GABORONE, Feb. 5 — The mining sector’s contribution to the gross domestic product (GDP) of Botswana declined from 25 percent in 2008 to 18 percent in 2018, a Botswanan official said here on Monday.
Presenting the southern African country’s 2019 budget, Botswanan Finance and Economic Development Minister Kenneth Matambo said the contribution of the non-mining sector far outweighed that of the mining sector in 2018.
Botswana transformed dramatically over the years from one of the poorest countries in the world to an upper middle-income one due to revenues generated from the sale of its mineral resources, particularly diamonds.
However, Botswana’s domestic economy is projected to dwindle due to less revenues from diamond sales. Botswana’s domestic economy is forecast to grow by 4.2 percent in 2019 due to uncertainty in global markets.
“Mining sector’s share to the gross domestic product (GDP) declined from 25 percent in 2008 to 18 percent in 2018,” said Matambo when presenting a 675 million U.S. dollar budget proposal for the 2019 financial year.
Matambo said the mining sector’s decline is consistent with Botswana’s efforts to reduce the dependency of the economy on the mining sector, which is susceptible to external shocks.

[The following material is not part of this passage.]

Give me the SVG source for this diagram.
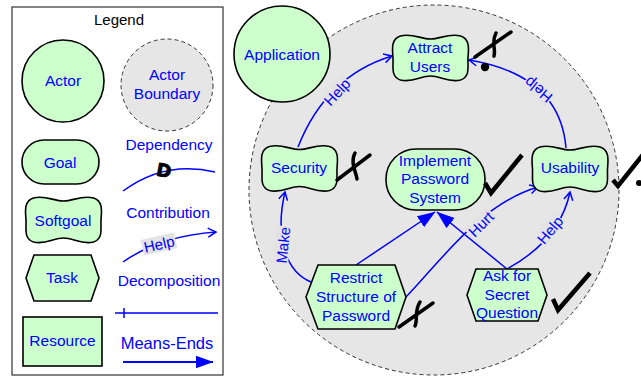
<svg xmlns="http://www.w3.org/2000/svg" width="641" height="378" viewBox="0 0 641 378">
<style>
text{font-family:"Liberation Sans",Arial,sans-serif;font-size:15.5px;fill:#0000ff;text-anchor:middle}
.n{fill:#ccffcc;stroke:#000;stroke-width:1.6}
.c{fill:none;stroke:#0000ff;stroke-width:1.5}
.mk{fill:none;stroke:#000;stroke-width:3.5;stroke-linecap:round;stroke-linejoin:round}
.ck{fill:none;stroke:#000;stroke-width:4.5;stroke-linecap:butt;stroke-linejoin:miter}
.lb{font-size:15px}
.lbg{fill:#e3e3e3}
.bd{fill:#e6e6e6;stroke:#333;stroke-width:1;stroke-dasharray:4,3}
</style>
<defs>
<path id="sg" d="M-30,-22 C-18,-25 -10,-19 0,-19 C10,-19 18,-25 30,-22 C40,-19 38,-8 37.5,0 C37,8 40,19 30,22 C18,25 10,18 0,18 C-10,18 -18,25 -30,22 C-40,19 -37,8 -37.5,0 C-38,-8 -40,-19 -30,-22 Z"/>
<marker id="open" markerWidth="12" markerHeight="12" refX="9" refY="5" orient="auto" markerUnits="userSpaceOnUse" viewBox="0 0 12 10"><path d="M1,0.5 L9,5 L1,9.5" fill="none" stroke="#0000ff" stroke-width="1.5"/></marker>
<marker id="filled" markerWidth="18" markerHeight="14" refX="17.5" refY="7" orient="auto" markerUnits="userSpaceOnUse" viewBox="0 0 18 14"><path d="M0,0.5 L18,7 L0,13.5 Z" fill="#0000ff"/></marker>
</defs>
<rect width="641" height="378" fill="#fff"/>

<g id="legend">
<rect x="12" y="7" width="211" height="368" fill="#fff" stroke="#333" stroke-width="1.2"/>
<text x="119" y="25" style="fill:#000;font-size:15px">Legend</text>
<g id="legend-actor"><circle class="n" cx="63" cy="81" r="41"/><text x="63" y="86">Actor</text></g>
<g id="legend-boundary"><circle class="bd" cx="167" cy="85" r="46"/><text x="167" y="80">Actor</text><text x="167" y="99">Boundary</text></g>
<text x="169" y="150">Dependency</text>
<path class="c" d="M123,191 Q165,160 215,172"/>
<text x="164" y="177" transform="rotate(10 164 170)" style="fill:#000;font-family:'DejaVu Sans',sans-serif;font-weight:bold;font-size:18px;stroke:#000;stroke-width:0.8">D</text>
<g id="legend-goal"><rect class="n" x="22" y="140" width="77" height="44" rx="22"/><text x="60" y="168">Goal</text></g>
<g id="legend-softgoal"><use href="#sg" class="n" transform="translate(63.5 220)"/><text x="63" y="226">Softgoal</text></g>
<text x="168" y="218">Contribution</text>
<path class="c" d="M123,262 Q160,236 216,232" marker-end="url(#open)"/>
<g transform="rotate(-13 159 244)"><rect class="lbg" x="142" y="236" width="34" height="16"/><text class="lb" x="159" y="249.5">Help</text></g>
<g id="legend-task"><polygon class="n" points="26,278 34,255 91,255 99,278 91,301 34,301"/><text x="62" y="283">Task</text></g>
<text x="169" y="286">Decomposition</text>
<path class="c" d="M115,313 L218,313 M124,308 L124,318"/>
<g id="legend-resource"><rect class="n" x="23" y="317" width="79" height="49"/><text x="62.5" y="346">Resource</text></g>
<text x="167" y="349" style="font-size:16.5px">Means-Ends</text>
<path class="c" d="M123,362 L213,362" style="stroke-width:2" marker-end="url(#filled)"/>
</g>

<g id="boundary"><circle class="bd" cx="434" cy="190" r="185"/></g>

<g id="connectors">
<path class="c" d="M298,147 Q326,76 392,56" marker-end="url(#open)"/>
<g transform="rotate(-47 337 92)"><rect class="lbg" x="321" y="84" width="32" height="15"/><text class="lb" x="337" y="97.5">Help</text></g>
<path class="c" d="M566,148 Q560,75 469,60" marker-end="url(#open)"/>
<g transform="rotate(-141 538 90)"><rect class="lbg" x="522" y="82" width="32" height="15"/><text class="lb" x="538" y="95.5">Help</text></g>
<path class="c" d="M311,282 C282,270 276,230 285,192" marker-end="url(#open)"/>
<g transform="rotate(-84 283 245)"><rect class="lbg" x="264" y="237" width="38" height="15"/><text class="lb" x="283" y="250.5">Make</text></g>
<path class="c" d="M406,297 C440,262 480,204 538,187" marker-end="url(#open)"/>
<g transform="rotate(-45 481 224)"><rect class="lbg" x="465" y="216" width="32" height="15"/><text class="lb" x="481" y="229.5">Hurt</text></g>
<path class="c" d="M507,269 Q560,240 570,192" marker-end="url(#open)"/>
<g transform="rotate(-50 550 230)"><rect class="lbg" x="534" y="222" width="32" height="15"/><text class="lb" x="550" y="235.5">Help</text></g>
<path class="c" d="M356,265 L435,212" marker-end="url(#filled)"/>
<path class="c" d="M507,269 L437,212" marker-end="url(#filled)"/>
</g>

<g id="application"><circle class="n" cx="282" cy="54" r="48"/><text x="282" y="60">Application</text></g>
<g id="attract-users"><use href="#sg" class="n" transform="translate(430.5 58)"/><text x="430" y="53">Attract</text><text x="430" y="72">Users</text></g>
<g id="security"><use href="#sg" class="n" transform="translate(299.5 168.5)"/><text x="299" y="173">Security</text></g>
<g id="usability"><use href="#sg" class="n" transform="translate(570 169)"/><text x="570" y="173">Usability</text></g>
<g id="implement-password-system"><rect class="n" x="386" y="149" width="99" height="61" rx="30"/><text x="435" y="166">Implement</text><text x="435" y="184">Password</text><text x="435" y="203">System</text></g>
<g id="restrict-structure"><polygon class="n" points="306,297 318,265 395,265 406,297 395,329 318,329"/><text x="356" y="283">Restrict</text><text x="356" y="302">Structure of</text><text x="356" y="321">Password</text></g>
<g id="ask-secret-question"><polygon class="n" points="467,295 476,269 538,269 547,295 538,321 476,321"/><text x="507" y="281">Ask for</text><text x="507" y="300">Secret</text><text x="507" y="318">Question</text></g>

<g id="marks">
<path class="mk" d="M475,57 L511,32 M496,33 C491,42 496,49 494,56"/>
<circle cx="485" cy="67" r="4.2" fill="#000"/>
<path class="mk" d="M337,180 L370,155 M355,153 C350,162 356,172 357,179"/>
<path class="mk" d="M399,327 L433,303 M420,302 C414,311 418,320 415,326"/>
<path class="ck" d="M485,183 L491,193 L522,155"/>
<path class="ck" d="M613,180 L618,186 L645,152"/>
<circle cx="639" cy="183" r="3" fill="#000"/>
<path class="ck" d="M553,299 L558,310 L590,273"/>
</g>
</svg>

“There is need to intensify efforts to diversify the country’s exports and government revenue sources. Diamond exports continue to dominate the trade account while mineral and customs revenues account for over two thirds of government revenues,” said Matambo.
The country’s dependency on one or two major commodities or sources has a systematic risk hence the Botswana government’s pledge to continue with efforts to diversify the economy in general and its exports, he added.
Over the years, Botswana has pursued specific strategies to promote economic growth through increasing employment and maintaining macroeconomic stability.